The most common moonstone is of the orthoclase feldspar mineral adularia, named for an early mining site near Mt. Adular in Switzerland, now the town of St. Gotthard. A solid solution of the plagioclase feldspar oligoclase +/− the potassium feldspar orthoclase also produces moonstone specimens.

Deposits of moonstone occur in Armenia (mainly from Lake Sevan), Australia, the Austrian Alps, Mexico, Madagascar, Myanmar, Norway, Poland, India, Sri Lanka,
and the United States. Historically, the most valuable, transparent moonstones with strong blue sheen came from Myanmar. Today, most commercial moonstones come from Sri Lanka.

==Varieties==
Moonstone is a type of feldspar that comes in several varieties. All moonstone varieties show adularescence, which creates a soft, flowing sheen that moves across the stone's surface. This effect results from light interference caused by alternating internal layers of albite and orthoclase feldspar.

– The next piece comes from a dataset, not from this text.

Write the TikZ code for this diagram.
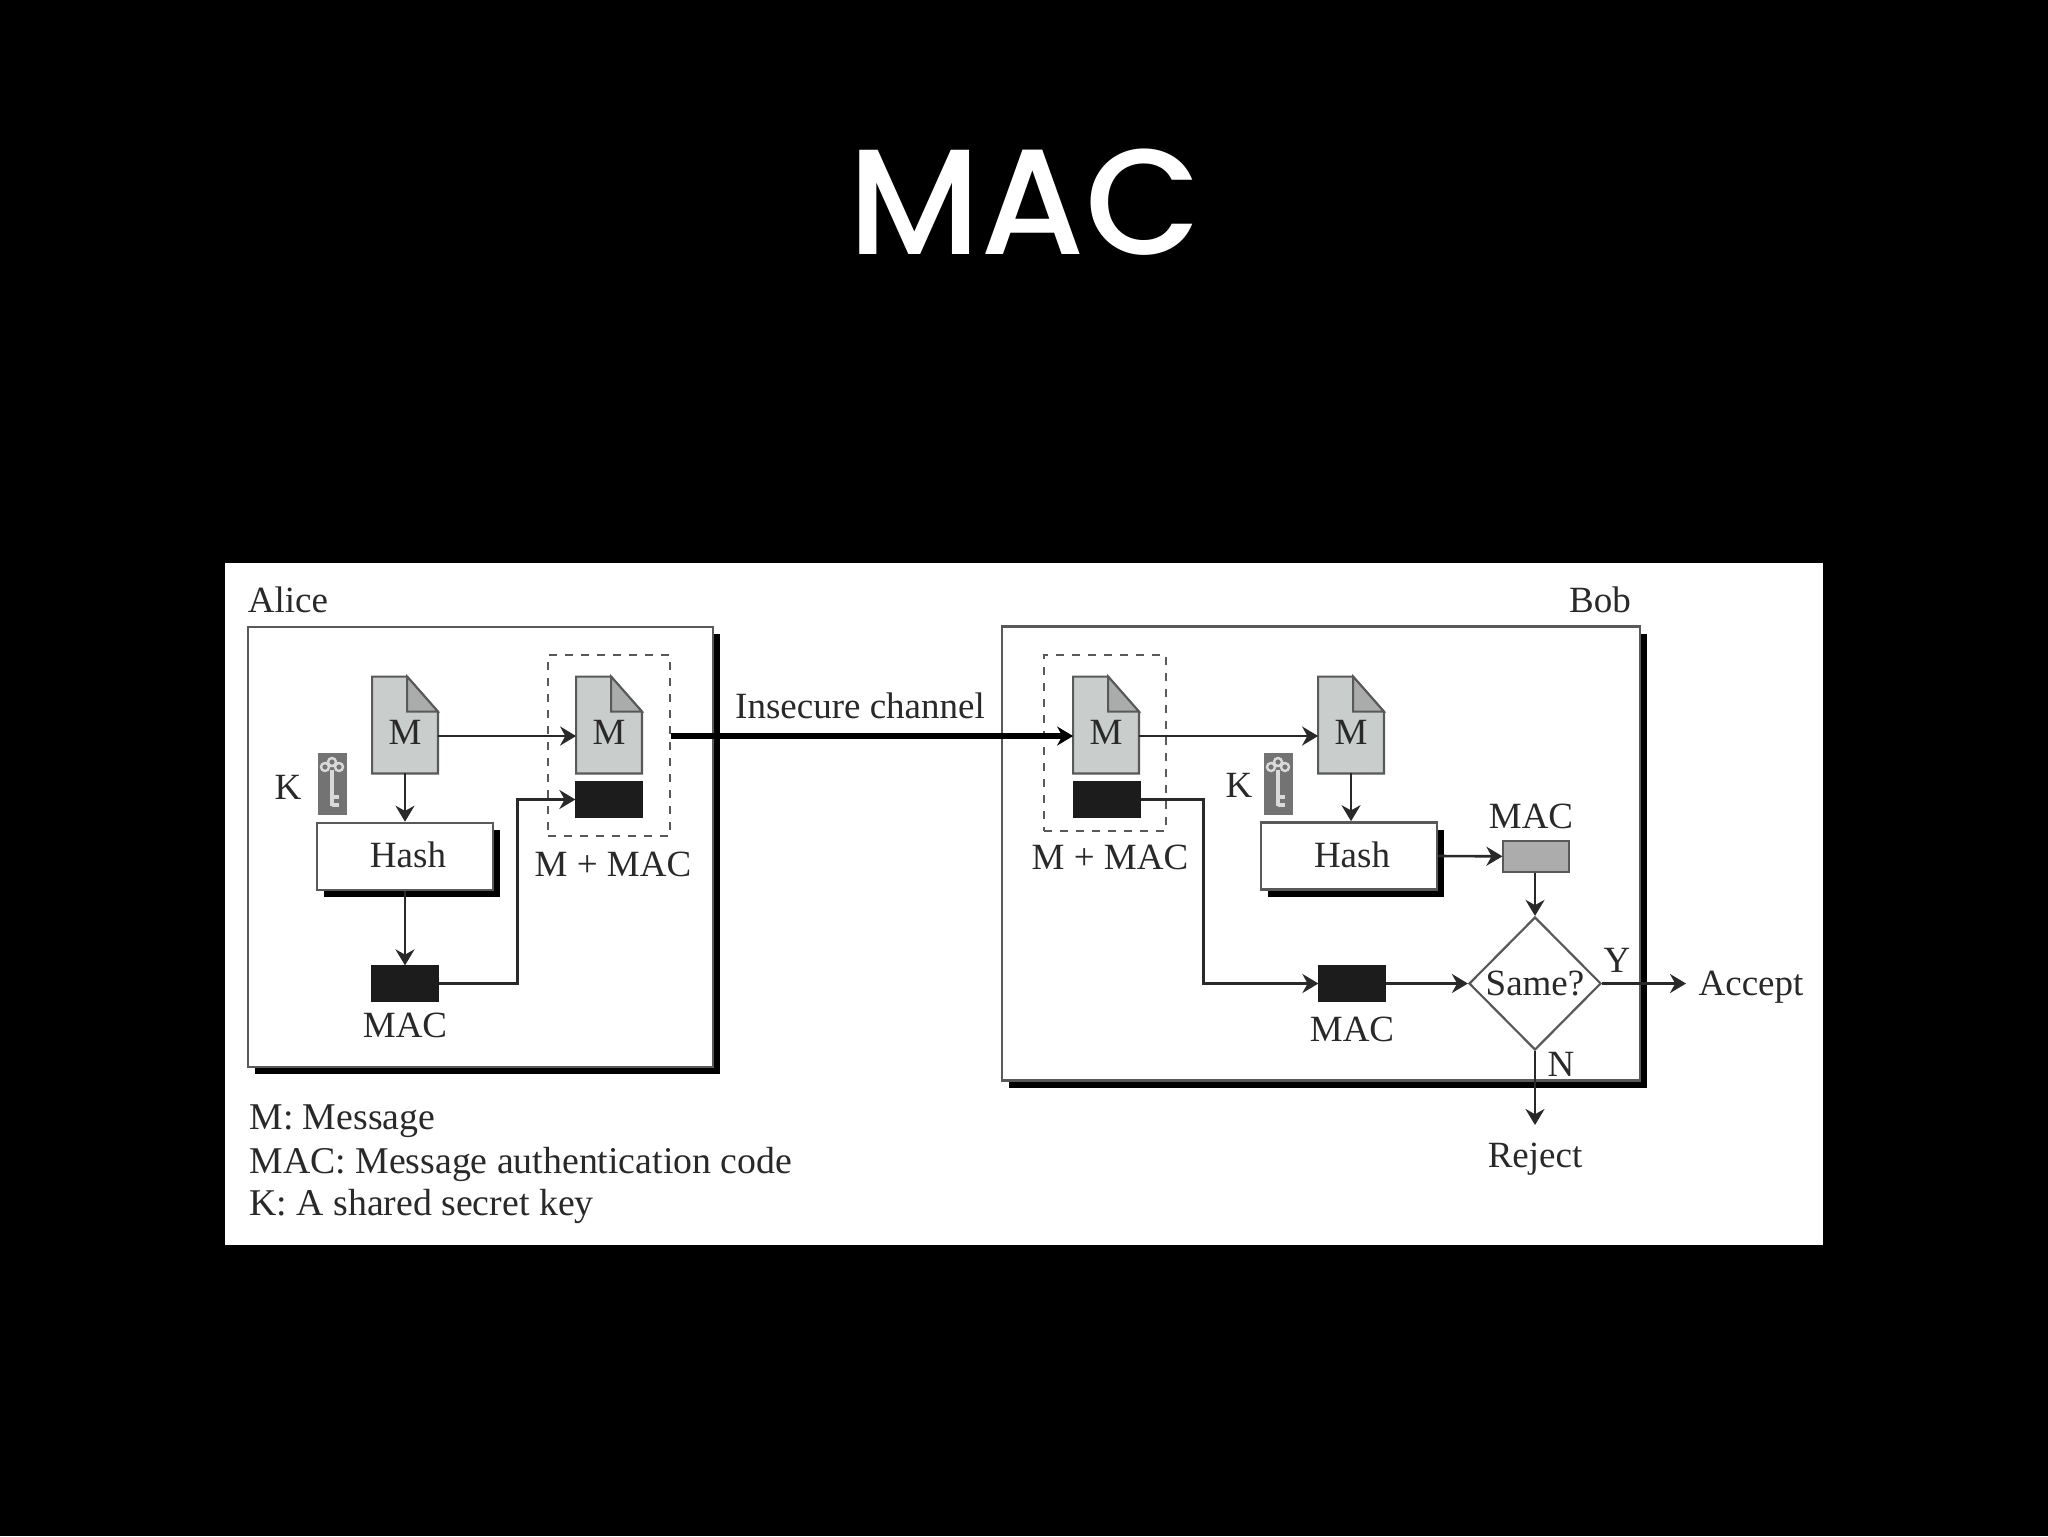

Gemologists classify moonstone into several distinct varieties. Blue moonstone represents the finest variety of labradorite moonstone, with high transparency and strong blue adularescence. Blue moonstone can be found in Myanmar (formerly Burma), India, Madagascar, Malawi, Sri Lanka, and Tanzania. Labradorite moonstone belongs to the plagioclase feldspar group and forms within the triclinic crystal system, appearing in colorless, white, slight orange, or green varieties with a blue sheen. Orthoclase moonstone belongs to the monoclinic crystal system and displays a mystical white glow in colorless to white, orange, yellow, or brown hues. Gem enthusiasts often refer to adularescent labradorite with a multi-colored glow as "rainbow moonstone," which is colorless and highly transparent. Adularia, named after the Adular Mountains of Switzerland, forms in hydrothermal veins in mountainous regions as colorless to white, cream, pale yellow to pink, or reddish-brown, glassy, prismatic, twinned crystals that frequently display a white to blue sheen.

==In culture==
Moonstone has been used in jewellery for millennia, including ancient civilizations. The Romans admired moonstone, as they believed it was derived from solidified rays of the Moon. Both the Romans and Greeks associated moonstone with their lunar deities. In more recent history, moonstone became popular during the Art Nouveau period; French goldsmith René Lalique and many others created a large quantity of jewellery using this stone.

The moonstone is the Florida State Gemstone; it was designated as such in 1970 to commemorate the Moon landings, which took off from Kennedy Space Center. However, it does not naturally occur in the state.

In Thailand, moonstone is known as Mukdahan, the same name as the northeastern province next to the river Mekong, Mukdahan. The name of the province comes from a folklore that a magical gemstone looked like a pearl floating above the Mekong in the area where the province is now located.